» Supplied data:
---
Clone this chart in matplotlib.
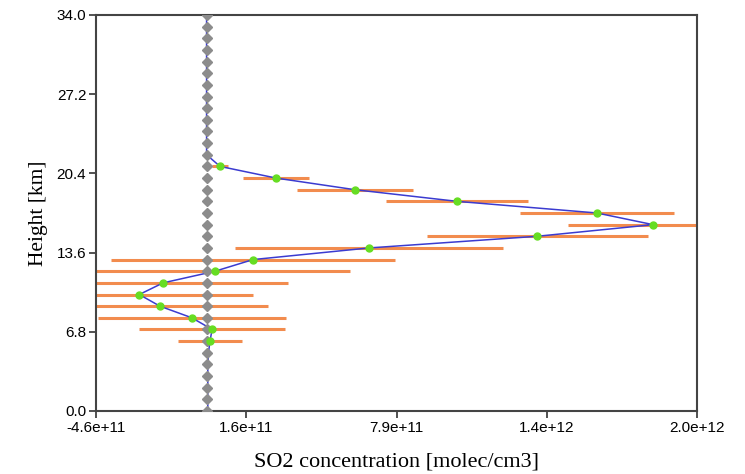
import numpy as np
import matplotlib
matplotlib.use("Agg")
import matplotlib.pyplot as plt

# --------------------------
# data
# --------------------------
heights_km = np.arange(0, 35)  # retrieval grid, 1 km steps
apriori = np.zeros(35)          # a priori profile (grey diamonds)

retrieved = np.array([
    5e9, 5e9, 5e9, 5e9, 5e9, 8e9, 1.4e10, 2.3e10, -6.1e10, -1.94e11,
    -2.8e11, -1.81e11, 3.5e10, 1.93e11, 6.76e11, 1.375e12, 1.857e12,
    1.624e12, 1.042e12, 6.17e11, 2.89e11, 5.6e10,
    0, 0, 0, 0, 0, 0, 0, 0, 0, 0, 0, 0, 0,
])

# levels with error bars (green points) and their half widths
err_heights = np.arange(6, 22)
err_halfwidth = np.array([
    1.33e11, 3.04e11, 3.9e11, 4.5e11, 4.74e11, 5.2e11, 5.6e11, 5.9e11,
    5.57e11, 4.6e11, 3.54e11, 3.2e11, 2.95e11, 2.4e11, 1.37e11, 3.3e10,
])

x_min, x_max = -4.6e11, 2.04e12
x_ticklabels = ["-4.6e+11", "1.6e+11", "7.9e+11", "1.4e+12", "2.0e+12"]
y_ticks = [0.0, 6.8, 13.6, 20.4, 27.2, 34.0]

# --------------------------
# plot
# --------------------------
fig = plt.figure(figsize=(7.45, 4.74), dpi=100)
ax = fig.add_axes([96 / 745, 63 / 474, 601 / 745, 396 / 474])

err_x = retrieved[err_heights]
ax.hlines(err_heights, err_x - err_halfwidth, err_x + err_halfwidth,
          colors="#f28c4e", linewidth=2.2, zorder=1)
ax.plot(retrieved, heights_km, color="#3b3bd0", linewidth=1.1, zorder=2)
ax.plot(apriori, heights_km, linestyle="none", marker="D", markersize=4.6,
        color="#8c8c8c", zorder=3)
ax.plot(err_x, err_heights, linestyle="none", marker="o", markersize=5,
        color="#66dd22", zorder=4)

ax.set_xlim(x_min, x_max)
ax.set_ylim(0, 34)
ax.set_xticks(np.linspace(x_min, x_max, 5))
ax.set_xticklabels(x_ticklabels)
ax.set_yticks(y_ticks)
ax.set_yticklabels([f"{v:.1f}" for v in y_ticks])

tick_font = ["Liberation Sans Narrow", "Liberation Sans", "DejaVu Sans"]
for lab in ax.get_xticklabels() + ax.get_yticklabels():
    lab.set_family(tick_font)
    lab.set_fontsize(11)
ax.tick_params(direction="out", length=5, width=1.2, color="#333333", pad=2)

for sp in ax.spines.values():
    sp.set_color("#444444")
    sp.set_linewidth(1.5)

ax.set_xlabel("SO2 concentration [molec/cm3]", family="Liberation Serif",
              fontsize=16, labelpad=13)
ax.set_ylabel("Height [km]", family="Liberation Serif", fontsize=15.5,
              labelpad=6)

plt.savefig("out.png", dpi=100)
---
» Instruction:
Transcribe the material exactly, keeping every word and none of the pictures.

» Solution to this exercise:
Clone this chart in matplotlib.
import numpy as np
import matplotlib
matplotlib.use("Agg")
import matplotlib.pyplot as plt

# --------------------------
# data
# --------------------------
heights_km = np.arange(0, 35)  # retrieval grid, 1 km steps
apriori = np.zeros(35)          # a priori profile (grey diamonds)

retrieved = np.array([
    5e9, 5e9, 5e9, 5e9, 5e9, 8e9, 1.4e10, 2.3e10, -6.1e10, -1.94e11,
    -2.8e11, -1.81e11, 3.5e10, 1.93e11, 6.76e11, 1.375e12, 1.857e12,
    1.624e12, 1.042e12, 6.17e11, 2.89e11, 5.6e10,
    0, 0, 0, 0, 0, 0, 0, 0, 0, 0, 0, 0, 0,
])

# levels with error bars (green points) and their half widths
err_heights = np.arange(6, 22)
err_halfwidth = np.array([
    1.33e11, 3.04e11, 3.9e11, 4.5e11, 4.74e11, 5.2e11, 5.6e11, 5.9e11,
    5.57e11, 4.6e11, 3.54e11, 3.2e11, 2.95e11, 2.4e11, 1.37e11, 3.3e10,
])

x_min, x_max = -4.6e11, 2.04e12
x_ticklabels = ["-4.6e+11", "1.6e+11", "7.9e+11", "1.4e+12", "2.0e+12"]
y_ticks = [0.0, 6.8, 13.6, 20.4, 27.2, 34.0]

# --------------------------
# plot
# --------------------------
fig = plt.figure(figsize=(7.45, 4.74), dpi=100)
ax = fig.add_axes([96 / 745, 63 / 474, 601 / 745, 396 / 474])

err_x = retrieved[err_heights]
ax.hlines(err_heights, err_x - err_halfwidth, err_x + err_halfwidth,
          colors="#f28c4e", linewidth=2.2, zorder=1)
ax.plot(retrieved, heights_km, color="#3b3bd0", linewidth=1.1, zorder=2)
ax.plot(apriori, heights_km, linestyle="none", marker="D", markersize=4.6,
        color="#8c8c8c", zorder=3)
ax.plot(err_x, err_heights, linestyle="none", marker="o", markersize=5,
        color="#66dd22", zorder=4)

ax.set_xlim(x_min, x_max)
ax.set_ylim(0, 34)
ax.set_xticks(np.linspace(x_min, x_max, 5))
ax.set_xticklabels(x_ticklabels)
ax.set_yticks(y_ticks)
ax.set_yticklabels([f"{v:.1f}" for v in y_ticks])

tick_font = ["Liberation Sans Narrow", "Liberation Sans", "DejaVu Sans"]
for lab in ax.get_xticklabels() + ax.get_yticklabels():
    lab.set_family(tick_font)
    lab.set_fontsize(11)
ax.tick_params(direction="out", length=5, width=1.2, color="#333333", pad=2)

for sp in ax.spines.values():
    sp.set_color("#444444")
    sp.set_linewidth(1.5)

ax.set_xlabel("SO2 concentration [molec/cm3]", family="Liberation Serif",
              fontsize=16, labelpad=13)
ax.set_ylabel("Height [km]", family="Liberation Serif", fontsize=15.5,
              labelpad=6)

plt.savefig("out.png", dpi=100)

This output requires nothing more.